• What is expected: Repeat the full listing below verbatim and keep the images out.

• Dataset content:

================================

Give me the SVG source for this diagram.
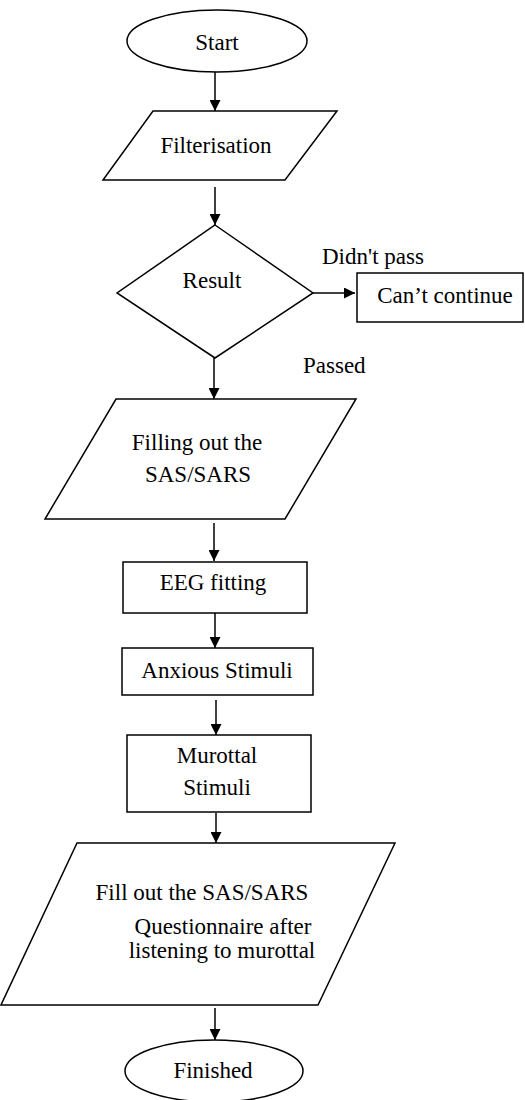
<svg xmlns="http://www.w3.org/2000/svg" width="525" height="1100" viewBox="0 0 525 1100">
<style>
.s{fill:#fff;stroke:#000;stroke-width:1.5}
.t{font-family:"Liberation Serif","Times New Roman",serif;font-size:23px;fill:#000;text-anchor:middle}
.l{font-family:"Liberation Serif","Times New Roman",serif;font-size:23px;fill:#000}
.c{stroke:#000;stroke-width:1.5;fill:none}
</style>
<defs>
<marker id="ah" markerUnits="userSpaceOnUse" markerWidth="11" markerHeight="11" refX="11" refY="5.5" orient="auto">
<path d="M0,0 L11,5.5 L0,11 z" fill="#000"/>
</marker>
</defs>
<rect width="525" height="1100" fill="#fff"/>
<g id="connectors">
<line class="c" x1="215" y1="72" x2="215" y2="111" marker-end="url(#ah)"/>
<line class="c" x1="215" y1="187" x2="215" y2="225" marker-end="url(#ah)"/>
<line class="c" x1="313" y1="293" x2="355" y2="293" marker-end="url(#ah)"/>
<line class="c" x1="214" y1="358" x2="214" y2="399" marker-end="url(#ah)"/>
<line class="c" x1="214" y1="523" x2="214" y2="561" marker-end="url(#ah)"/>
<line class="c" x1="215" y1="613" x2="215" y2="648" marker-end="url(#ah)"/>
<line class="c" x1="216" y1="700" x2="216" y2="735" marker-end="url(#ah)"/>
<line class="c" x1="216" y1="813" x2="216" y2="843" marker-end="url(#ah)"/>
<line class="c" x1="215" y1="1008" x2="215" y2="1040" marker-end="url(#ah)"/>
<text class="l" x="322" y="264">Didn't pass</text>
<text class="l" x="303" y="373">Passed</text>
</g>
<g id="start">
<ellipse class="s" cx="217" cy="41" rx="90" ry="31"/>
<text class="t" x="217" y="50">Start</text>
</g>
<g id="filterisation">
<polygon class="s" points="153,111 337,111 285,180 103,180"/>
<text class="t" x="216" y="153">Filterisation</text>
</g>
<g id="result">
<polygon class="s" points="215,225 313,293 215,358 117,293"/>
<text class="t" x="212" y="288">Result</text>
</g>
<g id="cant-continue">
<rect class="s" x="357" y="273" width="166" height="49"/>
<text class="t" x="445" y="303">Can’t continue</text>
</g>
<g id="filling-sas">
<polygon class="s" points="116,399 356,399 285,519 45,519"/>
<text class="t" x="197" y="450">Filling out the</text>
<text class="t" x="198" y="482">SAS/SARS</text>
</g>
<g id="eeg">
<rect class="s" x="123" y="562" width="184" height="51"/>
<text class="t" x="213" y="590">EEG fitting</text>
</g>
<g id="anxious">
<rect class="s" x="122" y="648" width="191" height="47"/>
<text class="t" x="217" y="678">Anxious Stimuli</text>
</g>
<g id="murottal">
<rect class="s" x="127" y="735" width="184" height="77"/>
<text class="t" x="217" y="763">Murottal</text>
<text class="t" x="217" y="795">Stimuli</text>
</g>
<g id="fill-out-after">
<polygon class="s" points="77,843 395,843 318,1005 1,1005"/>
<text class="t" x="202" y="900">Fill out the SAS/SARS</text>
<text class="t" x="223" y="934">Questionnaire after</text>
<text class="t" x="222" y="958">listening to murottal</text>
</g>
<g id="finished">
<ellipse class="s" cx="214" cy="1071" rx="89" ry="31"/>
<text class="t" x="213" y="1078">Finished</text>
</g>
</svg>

================================

• Full output:
Give me the SVG source for this diagram.
<svg xmlns="http://www.w3.org/2000/svg" width="525" height="1100" viewBox="0 0 525 1100">
<style>
.s{fill:#fff;stroke:#000;stroke-width:1.5}
.t{font-family:"Liberation Serif","Times New Roman",serif;font-size:23px;fill:#000;text-anchor:middle}
.l{font-family:"Liberation Serif","Times New Roman",serif;font-size:23px;fill:#000}
.c{stroke:#000;stroke-width:1.5;fill:none}
</style>
<defs>
<marker id="ah" markerUnits="userSpaceOnUse" markerWidth="11" markerHeight="11" refX="11" refY="5.5" orient="auto">
<path d="M0,0 L11,5.5 L0,11 z" fill="#000"/>
</marker>
</defs>
<rect width="525" height="1100" fill="#fff"/>
<g id="connectors">
<line class="c" x1="215" y1="72" x2="215" y2="111" marker-end="url(#ah)"/>
<line class="c" x1="215" y1="187" x2="215" y2="225" marker-end="url(#ah)"/>
<line class="c" x1="313" y1="293" x2="355" y2="293" marker-end="url(#ah)"/>
<line class="c" x1="214" y1="358" x2="214" y2="399" marker-end="url(#ah)"/>
<line class="c" x1="214" y1="523" x2="214" y2="561" marker-end="url(#ah)"/>
<line class="c" x1="215" y1="613" x2="215" y2="648" marker-end="url(#ah)"/>
<line class="c" x1="216" y1="700" x2="216" y2="735" marker-end="url(#ah)"/>
<line class="c" x1="216" y1="813" x2="216" y2="843" marker-end="url(#ah)"/>
<line class="c" x1="215" y1="1008" x2="215" y2="1040" marker-end="url(#ah)"/>
<text class="l" x="322" y="264">Didn't pass</text>
<text class="l" x="303" y="373">Passed</text>
</g>
<g id="start">
<ellipse class="s" cx="217" cy="41" rx="90" ry="31"/>
<text class="t" x="217" y="50">Start</text>
</g>
<g id="filterisation">
<polygon class="s" points="153,111 337,111 285,180 103,180"/>
<text class="t" x="216" y="153">Filterisation</text>
</g>
<g id="result">
<polygon class="s" points="215,225 313,293 215,358 117,293"/>
<text class="t" x="212" y="288">Result</text>
</g>
<g id="cant-continue">
<rect class="s" x="357" y="273" width="166" height="49"/>
<text class="t" x="445" y="303">Can’t continue</text>
</g>
<g id="filling-sas">
<polygon class="s" points="116,399 356,399 285,519 45,519"/>
<text class="t" x="197" y="450">Filling out the</text>
<text class="t" x="198" y="482">SAS/SARS</text>
</g>
<g id="eeg">
<rect class="s" x="123" y="562" width="184" height="51"/>
<text class="t" x="213" y="590">EEG fitting</text>
</g>
<g id="anxious">
<rect class="s" x="122" y="648" width="191" height="47"/>
<text class="t" x="217" y="678">Anxious Stimuli</text>
</g>
<g id="murottal">
<rect class="s" x="127" y="735" width="184" height="77"/>
<text class="t" x="217" y="763">Murottal</text>
<text class="t" x="217" y="795">Stimuli</text>
</g>
<g id="fill-out-after">
<polygon class="s" points="77,843 395,843 318,1005 1,1005"/>
<text class="t" x="202" y="900">Fill out the SAS/SARS</text>
<text class="t" x="223" y="934">Questionnaire after</text>
<text class="t" x="222" y="958">listening to murottal</text>
</g>
<g id="finished">
<ellipse class="s" cx="214" cy="1071" rx="89" ry="31"/>
<text class="t" x="213" y="1078">Finished</text>
</g>
</svg>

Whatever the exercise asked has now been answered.